Önalım hakkı alıcıya karşı ancak dava açmak suretiyle kullanılabilir. Türk Medeni Kanunu’nun 733 / 3 üncü maddesi hükmüyle yapılan satışın alıcı veya satıcı tarafından diğer paydaşlara noter aracılığıyla bildirme yükümlülüğü getirilmiştir.

Önalım hakkı satışın hak sahibine bildirildiği tarihin üzerinden üç ay ve her halde satışın üzerinden iki yıl geçmekle düşer. Bu süre hak düşürücü süre olup mahkemece kendiliğinden göz önünde bulundurulması gerekir.

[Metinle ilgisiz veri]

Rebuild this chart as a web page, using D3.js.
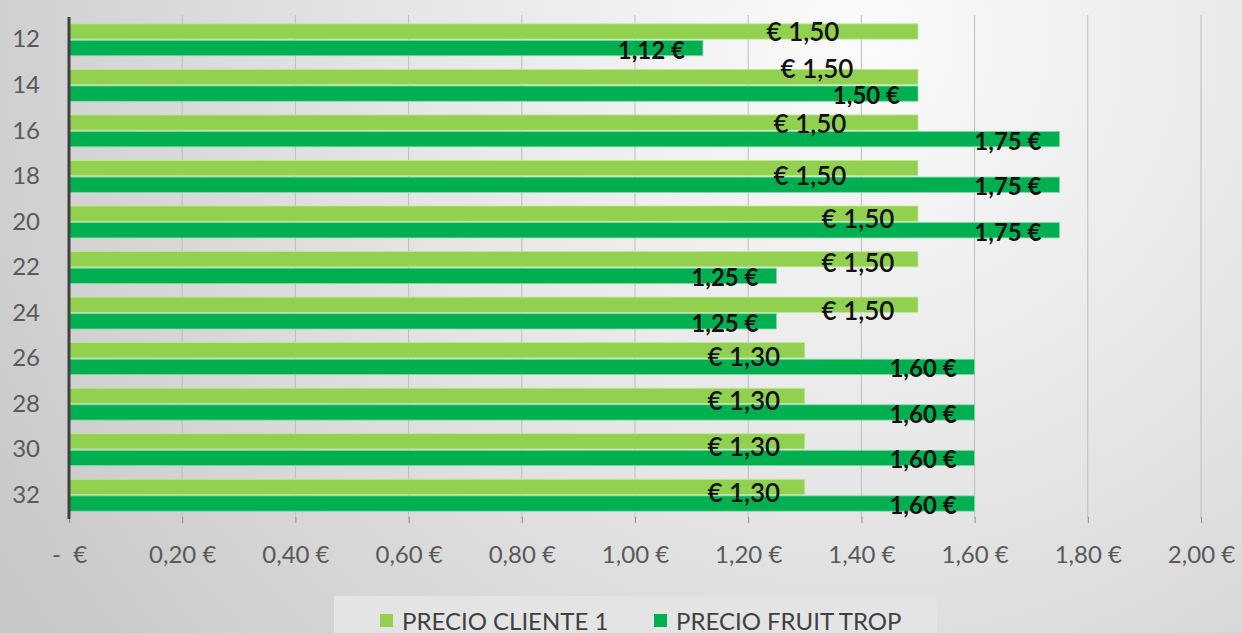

B.K.’nun 225/2 nci maddesi “herkesin iştirak edebildiği ihtiyari ve aleni müzayedelerde satımın, satıcının ihalesiyle münakit olur” hükmünü içermektedir. Madde hükmünden de açıkça anlaşıldığı üzere aleni ve herkesin katılabildiği ihtiyari artırmada satış sözleşmesi ihale memurunun veya devir edenin ihaleyi açıklamasıyla kurulmuş olur. Fakat taşınmazın mülkiyeti B.K.’nun 231 inci maddesi hükmü gereği ancak tapu siciline kaydedilmekle geçer. Dava konusu payın davalı TOKİ tarafından 2.9.2010 tarihinde yapılan isteğe bağlı açık artırma sonucu 350.000 TL bedelle diğer davalı Sunullah Salırlı’ya satıldığı, alıcıyla TOKİ arasında 4.10.2010 tarihinde arsa satış sözleşmesi yapıldığı, bu sözleşme gereğince satış bedelinin 87.500 TL’sinin peşin olarak ödendiği kalanının da otuz ay vadeli olarak ödeneceği ve ilk taksit ödemesinin 15.11.2010 tarihinde başlayacağı payın halen TOKİ adına kayıtlı olduğu hususlarında yanlar arasında uyuşmazlık bulunmamaktadır..

Türk Medeni Kanunu’nun 705 inci maddesi hükmü uyarınca kural olarak taşınmaz mülkiyetinin kazanılması tescille olur. Diğer yandan aynı Kanunun 1022 nci maddesi gereğince ayni haklar kütüğe tescil doğar ve bundan sonra üçüncü kişilere karşı ileri sürülebilir hale gelir. Bununla birlikte yukarda açıklandığı üzere satış sözleşmesi ihale memurunun ihaleyi açıklamasıyla kurulmuş olur.

Olayımıza gelince; davaya konu edilen payın 1 No’lu parselin paydaşı davalı TOKİ tarafından taşınmazdaki 1061 / 1197 pay 2.9.2010 tarihinde yapılan isteğe bağlı açık artırma ile 350.000 TL bedelle davalı Sunullah Salırlı’ya satılmış ve satıcıyla alıcı arasında 4.10.2010 tarihinde arsa satış sözleşmesi düzenlenmiştir. Bu sözleşmenin 4.2 maddesi gereğince satıcı idarenin vadeli satışı yapılan taşınmaza ait belirtilen peşinatın ödenmesi sonrasında alıcının yazılı başvurusu üzerine bakiye borcu için söz konusu taşınmaz üzerine ipotekli tapu verilecektir. Söz konusu borcun tamamının ödenmesi durumunda idare tesis edilen ipoteği kaldıracaktır. Yapılan ihalenin kesinleşmesiyle satış sözleşmesi tamamlanmış olduğundan davacının bu pay satışına yönelik olarak önalım hakkını kullanmasında bir usulsüzlük bulunmamaktadır. Zira satın alınan payın alıcı davalı adına tapuda tescil edilmesi edinilen ayni hakkın üçüncü kişilere karşı ileri sürülmesi açısından önem arz eder. Bu durumda mahkemece davanın esası hakkında bir karar verilmesi gerekirken yazılı şekilde hüküm kurulması doğru görülmediğinden kararın bozulması gerekmiştir.

SONUÇ: Yukarıda açıklanan sebeplerle temyiz itirazlarının kabulüyle H.U.M.K.nun 428 inci maddesi uyarınca hükmün BOZULMASINA, Yargıtay duruşması için kendisini vekille temsil ettiren davacı yararına takdir olunan 825 TL vekalet ücretinin davalılardan alınarak davacıya verilmesine, istenmesi halinde peşin alınan temyiz harcının temyiz edene iadesine, 20.9.2011 tarihinde oybirliğiyle karar verildi.